The schema defines a Contract entity, in which we are saving the collection name, the symbol and the total supply. Because this project is only indexing one contract, it's possible to handle that with a function named getOrCreateContractEntity, that uses a singleton instance to "cache" this information. We can make this function resilient to the processor being restarted, by adding a lookup to the database that will check if an instance of the contract has been saved before.

The last piece of logic in this file is the saveRaveData function. This receives the array of data extracted from each event and transaction contained in the batch and saves it on the correct database models ( Owner, Token, Transfer).

It is important to highlight that this is where getOrCreateContractEntity is used, to link each Token with their related Contract.

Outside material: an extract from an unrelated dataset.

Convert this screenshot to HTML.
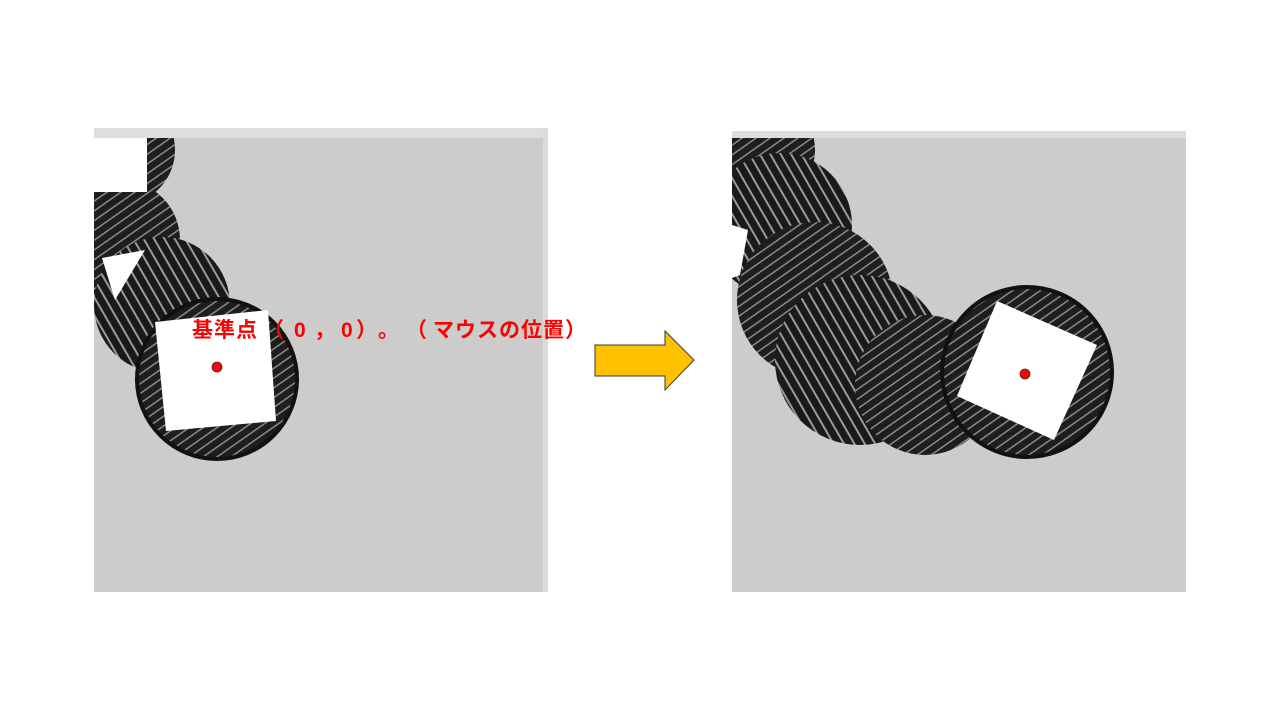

Also, at the very end, the Multicall contract is used to aggregate calls to the tokenURI function for each token encountered in the processed batch.

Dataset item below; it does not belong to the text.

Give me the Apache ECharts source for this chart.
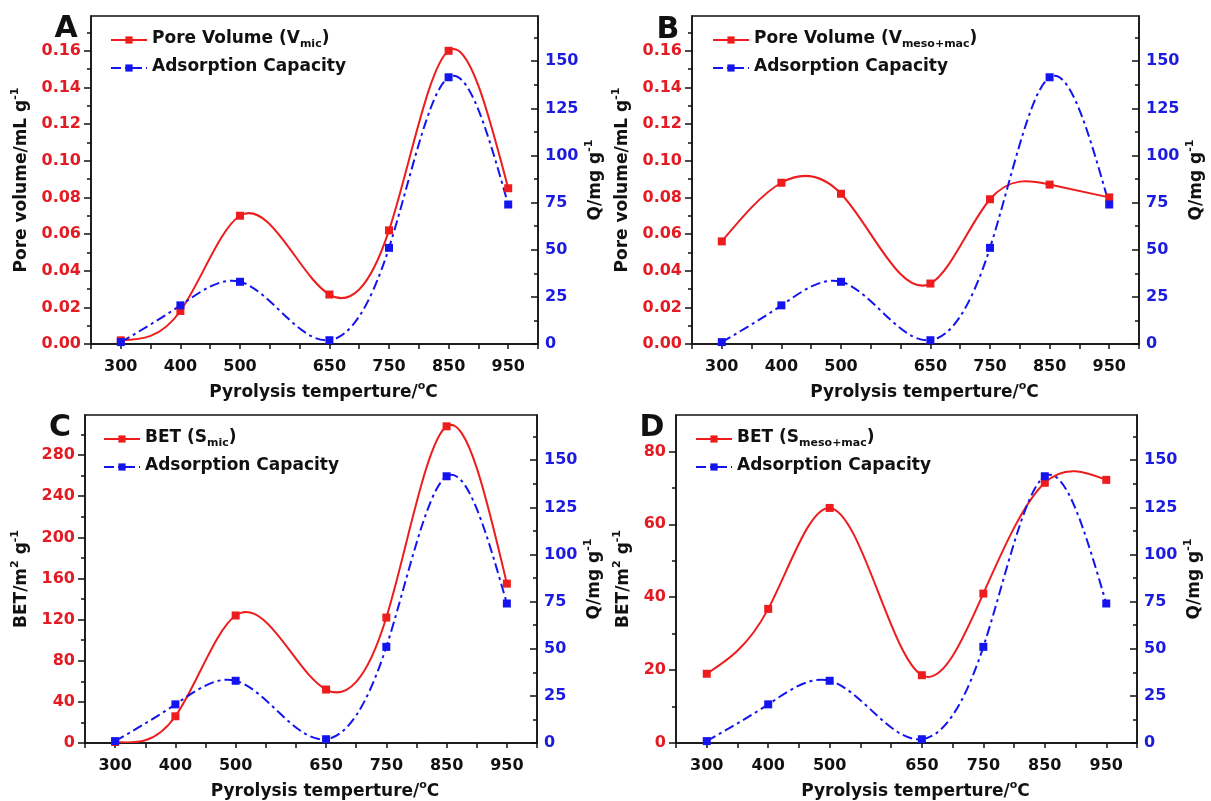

Note: the address of the Multicall contract was obtained from this pull Request to the official MakerDAO repository. A second pull request for a second deployed contract also exists.

Launch the indexer

If you have followed along and want to try this at home, you should launch the database container first:

sqd up

Then generate a new migration file (this will also delete any previously existing migration files):

sqd migration:generate

Launch the processor:

sqd process

Note: at the moment of writing the article, the Multicall contract seems to be having issues: tryAggregate requests error due to lack of gas, although these should be gas-less transactions.

The project has been successfully tested in the past, and what is shown here has been proven to work. Independently from the (hopefully momentary) issue with Multicall contract on Fantom network, the concept illustrated in this article still stands.

Furthermore, it is also possible to obtain tokens' metadata with multiple single calls to the tokenURI function of the Rave contract, as shown here. This will be much slower and inefficient, but it will, however, work.

And finally, in a separate terminal window, launch the GraphQL service:

sqd serve

We can, for example, test out our initial question: “what is the name of the first registered rave domain (i.e.: token #1 in the collection)?" with this query:

query MyQuery {
  tokens(where: {id_eq: "1"}) {
    tokenId
    metadata
    name
    owner {
      id
    }
  }
}

Conclusions

At Subsquid, we are convinced that the mass adoption of Web3 will be driven by dApps with complex data models and high volumes of data written on- and off-chain. We want to make storage and indexing of this data inexpensive and incredibly fast.

Archives make sure that different developers don’t have to extract the same information multiple times, avoiding duplicated efforts of data ingestion.

At this point it's the vast majority agrees that the future is multi-chain, and this agrees with Subsquid's vision. That's why in the recent period we have deployed so many new Archives, ingesting data for many new networks.

What I tried to show in this article is how to use Subsquid to build your own indexer for Fantom network. This indexer is able to map every tokenId generated by the Rave names project to its corresponding Rave domain, allowing for querying in the opposite direction (get Rave name from the tokenId).

If you found this article interesting, and you want to read more, please follow me and most importantly, Subsquid.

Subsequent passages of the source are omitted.